To take a wider view, Koontz is presenting in the series a large-scale defense of the ability to choose meaning and virtue. One of his recurring characters is an anxiety-prone latter-day Puritan, while another is an intellectually and physically domineering hulkstraight out of a Max Weber tract. Koontz fairly and logically shows the necessary consequences of these characters’ thoughts and actions by creating storylines of such accessibility that the general reader can see how their ideologies contradict any coherent notion of the good life. The modern Puritan, for instance, moves nervously from scene to scene, constantly seeking perfection and never finding it, unjustly critiquing others while placating his own ego. The ideologies Koontz critiques inevitably lead to disaster — not just for the characters, but for the societies built on such chimeras.

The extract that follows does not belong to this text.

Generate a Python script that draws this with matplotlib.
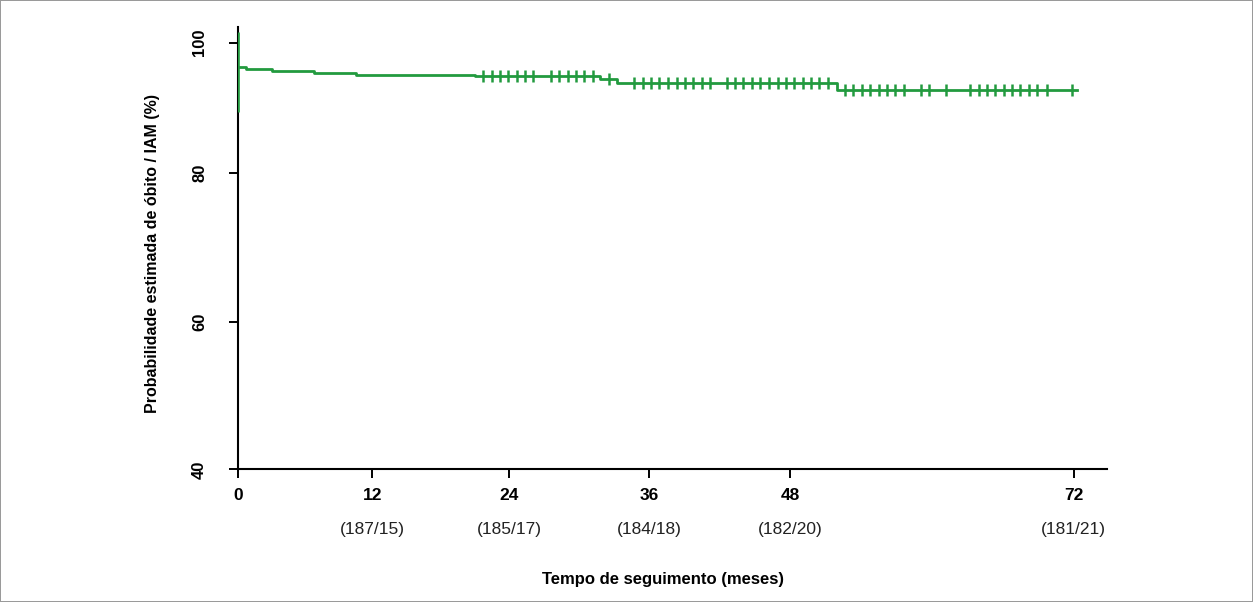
import numpy as np
import matplotlib
matplotlib.use("Agg")
import matplotlib.pyplot as plt

plt.rcParams['font.family'] = ['Liberation Sans', 'DejaVu Sans']

# Kaplan-Meier steps (time in months, estimated probability in %)
step_times = [0, 0.69, 3.02, 6.78, 10.54, 21.02, 31.78, 33.24, 51.92, 72.25]
step_levels = [96.31, 96.0, 95.69, 95.38, 95.08, 94.85, 94.46, 93.82, 92.68, 92.68]
start_span = [89.4, 101.7]

# censored observations
censor_times = [21.74, 22.48, 23.21, 23.94, 24.66, 25.37, 26.08, 27.59, 28.32, 29.05,
                29.73, 30.46, 31.19, 32.55,
                34.72, 35.44, 36.14, 36.85, 37.56, 38.33, 39.03, 39.74, 40.45, 41.15,
                42.57, 43.27, 43.98, 44.74, 45.45, 46.16, 46.90, 47.60, 48.30, 49.02,
                49.72, 50.43, 51.19,
                52.60, 53.31, 54.07, 54.78, 55.49, 56.19, 56.90, 57.61, 59.02, 59.72,
                61.14, 63.25, 63.96, 64.66, 65.37, 66.08, 66.78, 67.49, 68.19, 68.90,
                69.75, 71.86]

x_ticks = [0, 12, 24, 36, 48, 72]
y_ticks = [40, 60, 80, 100]
at_risk_times = [12, 24, 36, 48, 72]
at_risk_labels = ['(187/15)', '(185/17)', '(184/18)', '(182/20)', '(181/21)']

# axis calibration of the scanned figure (axes are not evenly spaced)
x_cal_data = [-12, 0, 12, 24, 36, 48, 72, 96]
x_cal_pos = [104.3, 238.3, 372.3, 509.0, 649.3, 790.7, 1074.0, 1357.3]
y_cal_data = [20, 40, 60, 80, 100, 120]
y_cal_pos = [-14.7, 132.5, 279.7, 428.7, 559.2, 689.7]

green = '#229a3f'

fig = plt.figure(figsize=(12.53, 6.02), dpi=100, linewidth=1.2, edgecolor='#9a9a9a')
ax = fig.add_axes([0.19018, 0.22010, 0.69306, 0.73505])

ax.set_xscale('function', functions=(lambda v: np.interp(v, x_cal_data, x_cal_pos),
                                     lambda u: np.interp(u, x_cal_pos, x_cal_data)))
ax.set_yscale('function', functions=(lambda v: np.interp(v, y_cal_data, y_cal_pos),
                                     lambda u: np.interp(u, y_cal_pos, y_cal_data)))

ax.step(step_times, step_levels, where='post', color=green, lw=2.0, zorder=3)
ax.vlines(0, start_span[0], start_span[1], color=green, lw=1.9, zorder=3)

idx = np.searchsorted(step_times, censor_times, side='right') - 1
censor_levels = np.asarray(step_levels)[idx]
ax.plot(censor_times, censor_levels, ls='none', marker='|', ms=9, mew=1.8,
        color=green, zorder=3)

ax.set_xlim(0, 74.8)
ax.set_ylim(40, 102.4)
ax.set_xticks(x_ticks)
ax.set_yticks(y_ticks)
ax.set_xticklabels([str(t) for t in x_ticks], fontsize=12.5, fontweight='bold')
ax.set_yticklabels([str(t) for t in y_ticks], fontsize=12, fontweight='bold',
                   rotation=90, va='center')
ax.minorticks_off()

for side in ['top', 'right']:
    ax.spines[side].set_visible(False)
for side in ['left', 'bottom']:
    ax.spines[side].set_linewidth(1.5)
    ax.spines[side].set_color('black')
ax.tick_params(axis='x', direction='out', length=6.5, width=1.4, pad=7)
ax.tick_params(axis='y', direction='out', length=6.5, width=1.4, pad=16)

for t, lab in zip(at_risk_times, at_risk_labels):
    ax.text(t, -0.135, lab, transform=ax.get_xaxis_transform(), ha='center', va='center',
            fontsize=12.5, color='#222222')

ax.set_xlabel('Tempo de seguimento (meses)', fontsize=12, fontweight='bold')
ax.xaxis.set_label_coords(0.489, -0.232)
ax.set_ylabel('Probabilidade estimada de óbito / IAM (%)', fontsize=11.5, fontweight='bold')
ax.yaxis.set_label_coords(-0.090, 0.489)

fig.savefig('out.png', dpi=100, edgecolor=fig.get_edgecolor())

Hawk, on the other hand, embraces the natural religion to which Koontz’s wide fan base responds with awe. She finds solace in the wonder of creation while calling out evil for its supernatural maliciousness, ever uniting reason with hope against secular hedonism. Koontz does “diversity” the right way, too: He features an autistic character in this series who is a compelling hero because he faces down his particular suffering by accepting grace. And as Flannery O’Connor and Léon Bloy before her have shockingly reminded us, the reception of grace usually hurts — badly.